Embracing the opportunities presented by digital ecosystems means moving away from a transactional framing of customer engagements, instead considering how a system of interactions with a variety of stakeholders creates clear and sustainable benefits for everyone involved.
Understanding Digital Ecosystems can help you refine your system’s interactions
Gathering data from multiple sources, collaborating with vendors and partners, implementing new processes and interactions with stakeholders, creating new offerings and communicating them to customers, and doing all of this digitally makes for a significant set of complications to balance and prioritize, unless you step back to see how the pieces all fit together, building them into contained, self-sustaining systems that function much the way a group of organisms might function in the natural world: as digital ecosystems.

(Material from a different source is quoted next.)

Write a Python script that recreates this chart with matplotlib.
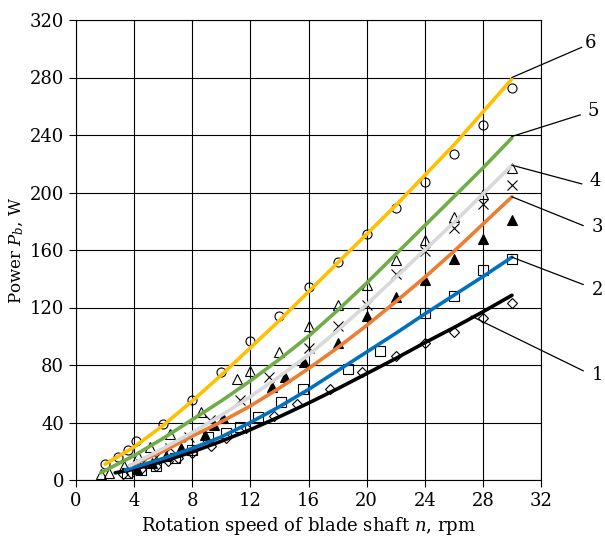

A digital ecosystem isn’t so much a new technology or concept as it is an emerging way of understanding and describing systems most of us have been participating in for many years. In this construction, ecosystem is a metaphor for the ways in which a group of digital technologies interact to benefit everyone involved in a given digital circle of life, except in this analogy, no antelopes must die in order for others to benefit from the hungry lion’s thinning of the herd. Embracing the opportunities presented by digital ecosystems means moving away from a transactional framing of customer engagement, instead considering how a reciprocal system of interactions with a variety of stakeholders creates clear and sustainable benefits for everyone involved.
Collaborative, composable, and innovation-friendly, digital ecosystems represent a sophisticated way of thinking about interactions among current stakeholders and exponential expansion of stakeholders in the future. If you’re gathering data about your customer interactions and using that data to improve customer experiences, you’re already participating in some kind of digital ecosystem. Yet in many enterprises, tools and interactions that could be exchanging value more smoothly remain siloed, and therefore underutilized. Instead, the digital ecosystem model invites enterprises to fully link systems of digital interactions, creating value in multiple directions via repeatable cycles of digital interaction, wherein every touchpoint contributes to the system as a whole. And, importantly, a digital ecosystem is inherently expansive, and that expansion builds its value with each interaction cycle.
Facebook, for example, is an enormous digital ecosystem where value is generated across multiple vectors. Facebook itself generates revenue from both the data it collects from user interactions and from advertising when users consume paid ads. Users benefit from the social connection their participation creates and reinforces and, in some cases, from selling merchandise on Facebook Marketplace, or by building their own brands through the community. Corporate users have evolved creative ways to engage with their customers across social media channels, both participating in Facebook’s digital ecosystem and building their own digital ecosystems, of which Facebook represents a single vector. With robust, usually automated moderation, resilient architecture, and careful management of resources, the system benefits everyone who participates. Facebook has value to its stakeholders only because many millions of users participate. Without a well-managed platform, users will take their value elsewhere; without users, the platform does not have inherent value.
In other words, the lion doesn’t just monitor the herd and choose judiciously when to strike in order to avoid overhunting in a transactional, extractive, predator-prey exchange. The lion serves as a custodian of the grass and the water that nourish the antelope.
About that grass and water: To take full advantage of the growth and collaboration opportunities presented by the digital ecosystem model, you need an IT infrastructure that offers the highest possible business agility. When your growth and value are built on regular, repeatable interactions with a variety of stakeholders, your system must be resilient and scalable. When that growth demands adaptation, you need composability. Maximizing the benefits of digital ecosystems requires an expert-built, automated, monitored custom cloud architecture subjected to regular reviews and periodic optimization assessments, with advanced data management capabilities.
Markets note the value of a well-managed ecosystem; six of the world’s seven highest market cap companies are digital ecosystem-based organizations. Because the digital ecosystem model maximizes innovation and flexibility, instead of merely extracting revenue from a passive and exhaustible consumer base, it fosters continuous growth via new capabilities and minimizes risk through optimizing internal processes. The lion, the antelope, and the environment all thrive.